Task objective: Skip all pictures. Write out the data below from its first line through the line that contains "from matplotlib.ticker import MultipleLocator".
■ ■ ■
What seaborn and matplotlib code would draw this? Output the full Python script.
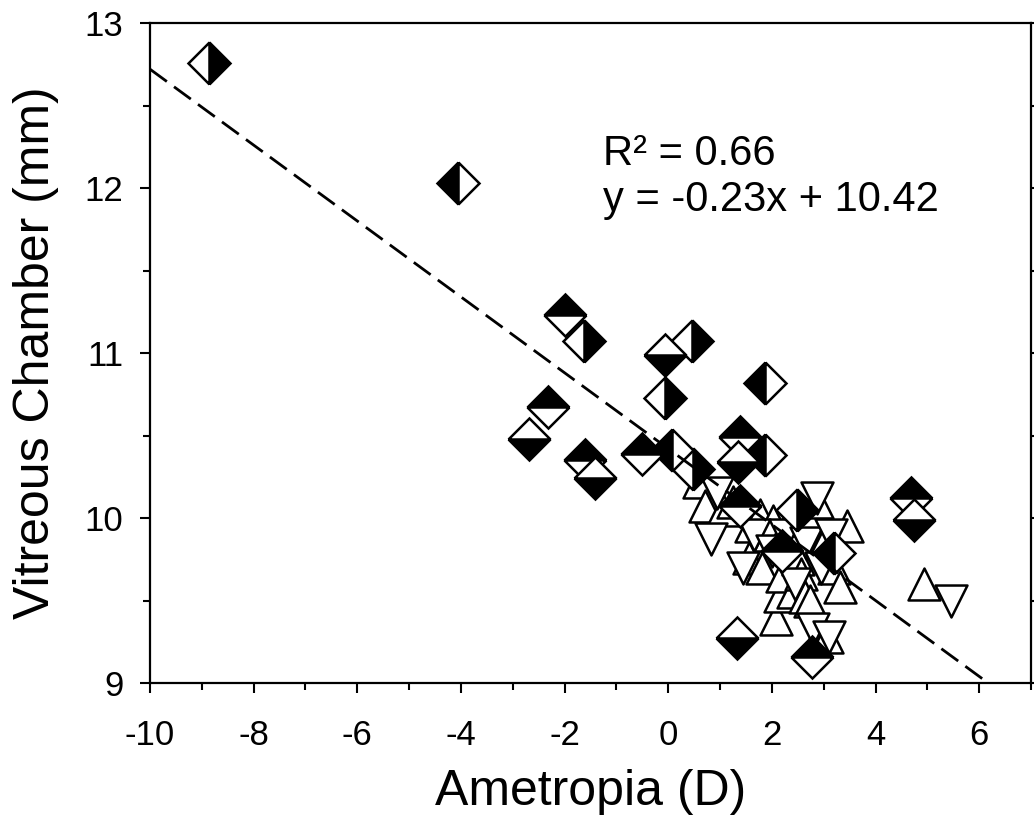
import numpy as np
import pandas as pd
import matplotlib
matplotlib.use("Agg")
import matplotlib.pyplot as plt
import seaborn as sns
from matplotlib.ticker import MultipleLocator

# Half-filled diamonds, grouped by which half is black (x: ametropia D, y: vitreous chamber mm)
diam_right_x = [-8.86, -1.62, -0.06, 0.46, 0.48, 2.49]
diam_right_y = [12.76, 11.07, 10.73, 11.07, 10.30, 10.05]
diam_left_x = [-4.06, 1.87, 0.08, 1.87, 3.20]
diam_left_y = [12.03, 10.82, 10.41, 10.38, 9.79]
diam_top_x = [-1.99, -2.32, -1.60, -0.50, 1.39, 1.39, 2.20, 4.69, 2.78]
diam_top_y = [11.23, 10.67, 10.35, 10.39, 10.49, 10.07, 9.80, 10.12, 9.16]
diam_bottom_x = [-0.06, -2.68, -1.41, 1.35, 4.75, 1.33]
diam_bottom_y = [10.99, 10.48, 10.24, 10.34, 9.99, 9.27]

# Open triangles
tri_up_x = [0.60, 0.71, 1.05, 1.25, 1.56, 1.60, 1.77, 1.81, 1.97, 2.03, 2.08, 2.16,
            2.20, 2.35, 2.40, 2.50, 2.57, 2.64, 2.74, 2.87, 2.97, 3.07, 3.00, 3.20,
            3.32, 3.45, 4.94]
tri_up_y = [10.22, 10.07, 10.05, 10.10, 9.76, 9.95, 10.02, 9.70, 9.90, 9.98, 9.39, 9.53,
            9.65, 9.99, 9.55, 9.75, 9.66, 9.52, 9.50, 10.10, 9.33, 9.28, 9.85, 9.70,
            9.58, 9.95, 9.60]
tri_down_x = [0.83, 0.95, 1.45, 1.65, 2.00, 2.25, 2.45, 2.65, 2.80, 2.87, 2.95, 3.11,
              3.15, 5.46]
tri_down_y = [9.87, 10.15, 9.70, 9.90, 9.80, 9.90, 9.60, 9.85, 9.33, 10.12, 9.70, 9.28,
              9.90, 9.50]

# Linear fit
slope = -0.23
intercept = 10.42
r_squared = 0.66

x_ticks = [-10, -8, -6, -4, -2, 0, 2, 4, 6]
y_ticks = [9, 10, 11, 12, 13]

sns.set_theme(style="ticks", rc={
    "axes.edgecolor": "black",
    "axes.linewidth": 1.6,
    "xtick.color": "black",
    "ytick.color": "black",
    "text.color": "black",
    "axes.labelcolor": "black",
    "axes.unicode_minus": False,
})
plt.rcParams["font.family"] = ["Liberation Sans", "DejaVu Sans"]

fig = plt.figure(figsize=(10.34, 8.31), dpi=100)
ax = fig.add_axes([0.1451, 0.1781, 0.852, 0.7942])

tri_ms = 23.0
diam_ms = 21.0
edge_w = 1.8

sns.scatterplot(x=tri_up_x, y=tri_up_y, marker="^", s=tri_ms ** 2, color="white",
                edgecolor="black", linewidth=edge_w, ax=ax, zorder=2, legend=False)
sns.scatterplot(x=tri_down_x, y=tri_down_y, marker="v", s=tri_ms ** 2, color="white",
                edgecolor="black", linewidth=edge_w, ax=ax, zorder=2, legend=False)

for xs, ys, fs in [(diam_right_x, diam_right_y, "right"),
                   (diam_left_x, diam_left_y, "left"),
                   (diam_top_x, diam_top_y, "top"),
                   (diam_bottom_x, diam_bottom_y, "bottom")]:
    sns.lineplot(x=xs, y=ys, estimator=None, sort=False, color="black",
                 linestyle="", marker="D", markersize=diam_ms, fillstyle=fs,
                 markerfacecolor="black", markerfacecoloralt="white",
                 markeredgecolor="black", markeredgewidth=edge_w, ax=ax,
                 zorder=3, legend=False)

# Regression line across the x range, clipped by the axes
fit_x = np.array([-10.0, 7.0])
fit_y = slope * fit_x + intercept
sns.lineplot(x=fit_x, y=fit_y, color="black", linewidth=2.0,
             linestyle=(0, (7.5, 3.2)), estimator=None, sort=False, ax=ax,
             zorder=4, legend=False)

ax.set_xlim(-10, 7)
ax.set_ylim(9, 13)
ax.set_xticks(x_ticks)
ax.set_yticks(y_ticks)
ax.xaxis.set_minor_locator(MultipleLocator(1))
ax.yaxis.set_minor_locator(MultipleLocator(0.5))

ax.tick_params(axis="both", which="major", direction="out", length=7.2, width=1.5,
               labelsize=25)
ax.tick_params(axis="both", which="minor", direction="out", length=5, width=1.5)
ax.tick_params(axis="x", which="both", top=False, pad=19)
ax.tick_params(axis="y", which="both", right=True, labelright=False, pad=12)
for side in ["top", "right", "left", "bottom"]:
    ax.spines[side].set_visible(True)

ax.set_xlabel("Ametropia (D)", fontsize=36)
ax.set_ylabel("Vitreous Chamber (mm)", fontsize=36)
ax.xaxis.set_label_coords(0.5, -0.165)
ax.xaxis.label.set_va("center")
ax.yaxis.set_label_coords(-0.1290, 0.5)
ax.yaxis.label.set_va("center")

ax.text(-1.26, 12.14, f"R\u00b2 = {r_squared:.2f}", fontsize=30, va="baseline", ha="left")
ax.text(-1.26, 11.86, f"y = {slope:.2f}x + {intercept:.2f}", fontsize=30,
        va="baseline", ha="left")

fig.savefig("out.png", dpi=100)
■ ■ ■
Solution:
What seaborn and matplotlib code would draw this? Output the full Python script.
import numpy as np
import pandas as pd
import matplotlib
matplotlib.use("Agg")
import matplotlib.pyplot as plt
import seaborn as sns
from matplotlib.ticker import MultipleLocator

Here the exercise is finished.